Y es precisamente en este punto donde se proyecta la sombra de la dialéctica hegeliana. Recordemos que dicha dialéctica implica no un equilibrio de opuestos, sino la negación activa de las contradicciones para su superación en niveles superiores de libertad y autoconciencia. Tal como señaló T.L.S. Sprigge en su lectura de Hegel (Sprigge, 1993), el proceso dialéctico no admite conciliaciones cómodas: exige conflicto, tensión, ruptura. En esta clave, el centrismo contemporáneo, que se presenta como espacio de mediación, aparece más bien como una estrategia de represión del conflicto real, lo que Marcuse denominó “tolerancia represiva”.
La verdadera síntesis —diría Hegel— no es conciliación sino superación. Y bajo esta luz, el centrismo político occidental, al confundir el equilibrio con el progreso, obstruye el desarrollo histórico, al negarse a tematizar la contradicción como motor del cambio. La consecuencia es una política mecanizada, que trata la izquierda y la derecha como polos simétricos, olvidando que toda dialéctica viva implica asimetrías, rupturas y saltos cualitativos.

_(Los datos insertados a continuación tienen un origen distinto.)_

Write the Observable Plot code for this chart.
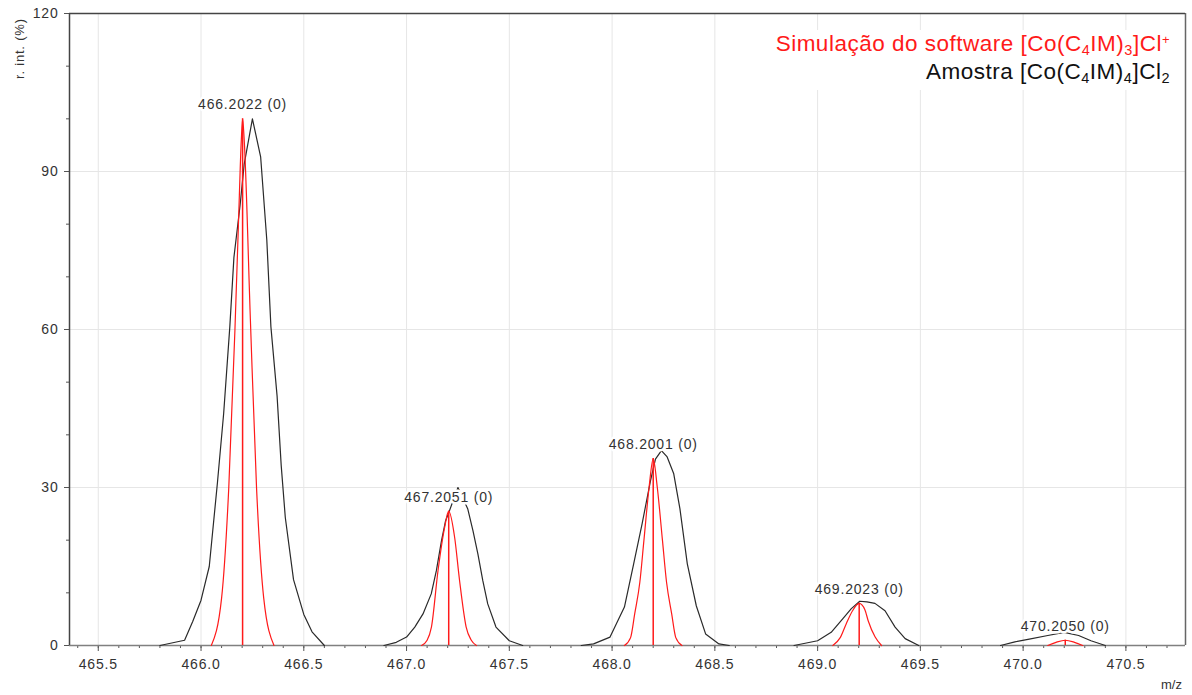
<!DOCTYPE html>
<html>
<head>
<meta charset="utf-8">
<script src="https://cdn.jsdelivr.net/npm/d3@7"></script>
<script src="https://cdn.jsdelivr.net/npm/@observablehq/plot@0.6"></script>
<style>
  html, body { margin: 0; padding: 0; background: #fff; }
  #wrap { position: relative; width: 1192px; height: 695px; font-family: "Liberation Sans", Arial, sans-serif; }
  #wrap svg text { letter-spacing: 0.8px; }
  #legend { position: absolute; left: 766px; top: 30px; width: 404px; height: 60px; background: #fff;
            text-align: right; font-size: 22.5px; line-height: 28px; letter-spacing: 0.5px; }
  #legend sub { font-size: 14.5px; vertical-align: -4px; line-height: 0; }
  #legend sup { font-size: 13px; vertical-align: 7px; line-height: 0; }
  .ytitle { position: absolute; left: 20px; top: 13px; font-size: 13px; color: #333; letter-spacing: 0.8px;
            transform-origin: 0 0; transform: translate(-8px, 66px) rotate(-90deg); white-space: nowrap; }
  .xtitle { position: absolute; left: 1161px; top: 677px; font-size: 13px; color: #333; }
</style>
</head>
<body>
<div id="wrap">
  <div id="chart"></div>
  <div id="legend">
    <div style="color:#ff1a1a">Simulação do software [Co(C<sub>4</sub>IM)<sub>3</sub>]Cl<sup>+</sup></div>
    <div style="color:#111">Amostra [Co(C<sub>4</sub>IM)<sub>4</sub>]Cl<sub>2</sub></div>
  </div>
  <div class="ytitle">r. int. (%)</div>
  <div class="xtitle">m/z</div>
</div>
<script>
// ---- Data ----
// simulated isotope sticks
const stickMz = [466.2022, 467.2051, 468.2001, 469.2023, 470.2050];
const stickInt = [100, 25.5, 35.5, 8.0, 1.0];
const stickLabels = ["466.2022 (0)", "467.2051 (0)", "468.2001 (0)", "469.2023 (0)", "470.2050 (0)"];

// measured sample profile (black), one array per peak
const sample1Mz  = [465.80, 465.92, 465.96, 466.00, 466.04, 466.08, 466.11, 466.14, 466.16, 466.19, 466.21, 466.25, 466.29, 466.32, 466.34, 466.37, 466.39, 466.41, 466.45, 466.50, 466.54, 466.60];
const sample1Int = [0, 1, 4.6, 8.6, 15, 31, 44, 60.5, 73.7, 83.6, 91.4, 100, 92.8, 77, 60.5, 47.4, 34.2, 24.3, 12.5, 5.9, 2.6, 0];
const sample2Mz  = [466.89, 466.95, 467.00, 467.04, 467.08, 467.12, 467.145, 467.17, 467.19, 467.206, 467.25, 467.298, 467.323, 467.347, 467.371, 467.395, 467.435, 467.50, 467.565];
const sample2Int = [0, 0.6, 1.6, 3.5, 6.0, 9.8, 14.2, 19.9, 23.7, 25.3, 30, 25.9, 21.8, 17.4, 12.3, 7.9, 3.5, 0.9, 0];
const sample3Mz  = [467.85, 467.91, 467.99, 468.06, 468.105, 468.146, 468.187, 468.211, 468.24, 468.268, 468.30, 468.33, 468.366, 468.41, 468.455, 468.52, 468.57];
const sample3Int = [0, 0.3, 1.6, 7.3, 15.5, 23.1, 31.3, 35.4, 37, 35.8, 32.6, 26, 15.5, 7.5, 2.2, 0.3, 0];
const sample4Mz  = [468.885, 469.00, 469.066, 469.123, 469.164, 469.205, 469.24, 469.279, 469.328, 469.377, 469.426, 469.492];
const sample4Int = [0, 0.9, 2.5, 5.1, 7.0, 8.4, 8.3, 8.0, 6.6, 3.5, 1.3, 0];
const sample5Mz  = [469.89, 469.96, 470.03, 470.12, 470.20, 470.27, 470.33, 470.40];
const sample5Int = [0, 0.7, 1.2, 1.9, 2.5, 1.9, 0.9, 0];

// simulated profile (red), one array per peak
const sim1Mz  = [466.05, 466.10, 466.135, 466.165, 466.182, 466.196, 466.2022, 466.21, 466.24, 466.27, 466.305, 466.355];
const sim1Int = [0, 9, 30, 60, 80, 96, 100, 96, 62, 30, 9, 0];
const sim2Mz  = [467.073, 467.10, 467.121, 467.153, 467.185, 467.2051, 467.234, 467.258, 467.29, 467.315, 467.34];
const sim2Int = [0, 1, 3.5, 14.2, 22.4, 25.5, 20.5, 12.3, 3.5, 1, 0];
const sim3Mz  = [468.06, 468.09, 468.11, 468.135, 468.155, 468.18, 468.2001, 468.22, 468.245, 468.265, 468.29, 468.31, 468.34];
const sim3Int = [0, 1.5, 6, 12, 20, 30, 35.5, 30, 20, 12, 6, 1.5, 0];
const sim4Mz  = [469.074, 469.11, 469.139, 469.17, 469.2023, 469.23, 469.246, 469.28, 469.311];
const sim4Int = [0, 1.5, 4.1, 6.6, 8, 6.8, 4.7, 1.6, 0];
const sim5Mz  = [470.12, 470.16, 470.205, 470.25, 470.29];
const sim5Int = [0, 0.6, 1.0, 0.6, 0];

const xTicks = [465.5, 466.0, 466.5, 467.0, 467.5, 468.0, 468.5, 469.0, 469.5, 470.0, 470.5];
const yTicks = [0, 30, 60, 90, 120];

// ---- build tables ----
const toRows = (mzs, ints, g) => mzs.map((m, i) => ({mz: m, v: ints[i], g}));
const sample = [
  ...toRows(sample1Mz, sample1Int, 1), ...toRows(sample2Mz, sample2Int, 2),
  ...toRows(sample3Mz, sample3Int, 3), ...toRows(sample4Mz, sample4Int, 4),
  ...toRows(sample5Mz, sample5Int, 5)
];
const sim = [
  ...toRows(sim1Mz, sim1Int, 1), ...toRows(sim2Mz, sim2Int, 2),
  ...toRows(sim3Mz, sim3Int, 3), ...toRows(sim4Mz, sim4Int, 4),
  ...toRows(sim5Mz, sim5Int, 5)
];
const sticks = stickMz.map((m, i) => ({mz: m, v: stickInt[i], label: stickLabels[i]}));

const xDomain = [465.36, 470.79];
const minorX = d3.range(4654, 4708).map(d => d / 10).filter(d => d > xDomain[0] && d < xDomain[1]);
const minorY = d3.range(0, 121, 10);

const chart = Plot.plot({
  width: 1192,
  height: 695,
  marginLeft: 69,
  marginRight: 7,
  marginTop: 13,
  marginBottom: 50,
  style: {fontFamily: "'Liberation Sans', Arial, sans-serif", background: "#fff", overflow: "visible"},
  x: {domain: xDomain, label: null},
  y: {domain: [0, 120], label: null},
  marks: [
    Plot.gridX(xTicks, {stroke: "#e6e6e6", strokeOpacity: 1}),
    Plot.gridY([30, 60, 90], {stroke: "#e6e6e6", strokeOpacity: 1}),
    Plot.axisX(minorX, {tickSize: 3, text: null, stroke: "#555", label: null}),
    Plot.axisX(xTicks, {tickSize: 6, tickPadding: 8, tickFormat: d3.format(".1f"), fontSize: 14, fill: "#333", stroke: "#555", label: null}),
    Plot.axisY(minorY, {tickSize: 3, text: null, stroke: "#555", label: null}),
    Plot.axisY(yTicks, {tickSize: 5, tickPadding: 6, fontSize: 14, fill: "#333", stroke: "#555", label: null}),
    Plot.ruleY([0], {stroke: "#808080", strokeWidth: 1.5}),
    Plot.line(sample, {x: "mz", y: "v", z: "g", stroke: "#2a2a2a", strokeWidth: 1.2}),
    Plot.line(sim, {x: "mz", y: "v", z: "g", stroke: "#ff1a1a", strokeWidth: 1.2, curve: "monotone-x"}),
    Plot.ruleX(sticks, {x: "mz", y1: 0, y2: "v", stroke: "#ff1a1a", strokeWidth: 1.5}),
    Plot.text(sticks, {x: "mz", y: "v", text: "label", dy: -14, fontSize: 14, fill: "#333", stroke: "white", strokeWidth: 5}),
    Plot.ruleX([xDomain[0]], {stroke: "#444", strokeWidth: 1.5}),
    Plot.ruleX([xDomain[1]], {stroke: "#666", strokeWidth: 1.5}),
    Plot.ruleY([120], {stroke: "#444", strokeWidth: 1.5})
  ]
});
document.getElementById("chart").appendChild(chart);
</script>
</body>
</html>
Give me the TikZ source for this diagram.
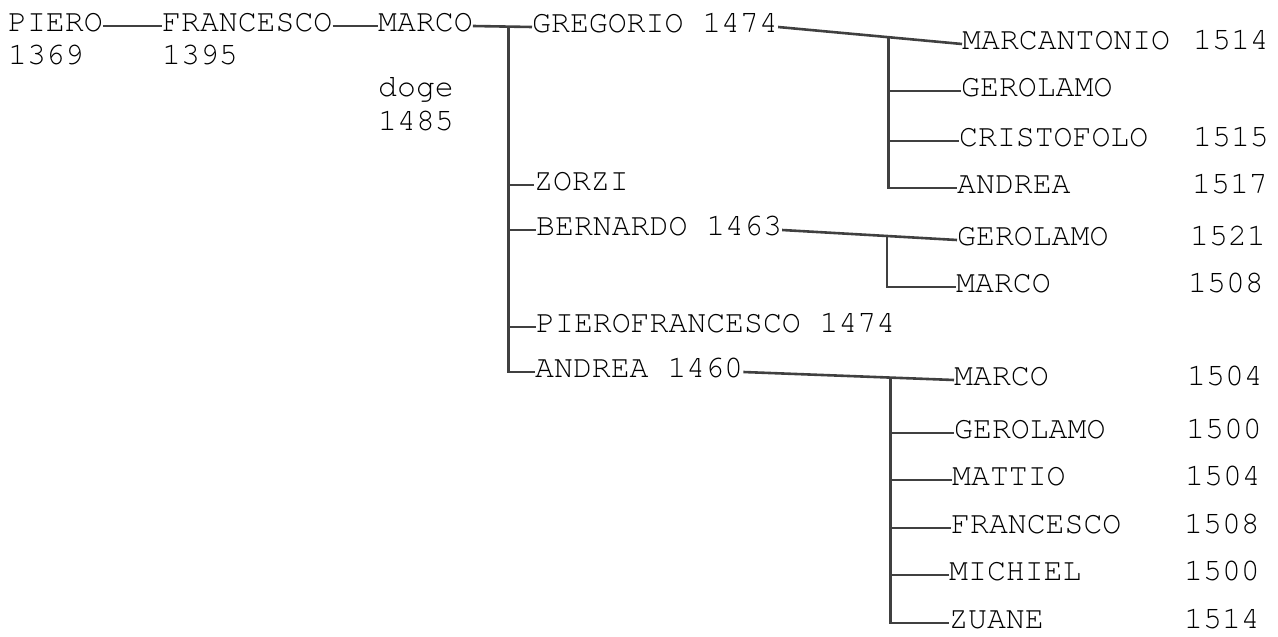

Así pues, el choque entre la administración Trump y las élites europeas va mucho más allá de las formas o el estilo. Se trata, en el fondo, de una colisión entre dos visiones del poder: una, que busca preservar la apertura dialéctica del conflicto político mediante una gestión deliberativa del disenso; otra, que aboga por cerrar el circuito del poder en torno a élites funcionales que actúan sin ataduras normativas, en nombre de la eficiencia y el orden. Mientras Europa insiste en mantener la contradicción abierta como garantía de pluralismo, los neorreaccionarios estadounidenses entienden el conflicto como una oportunidad para reconstituir soberanía. El desacuerdo, en definitiva, no es táctico, sino ontológico.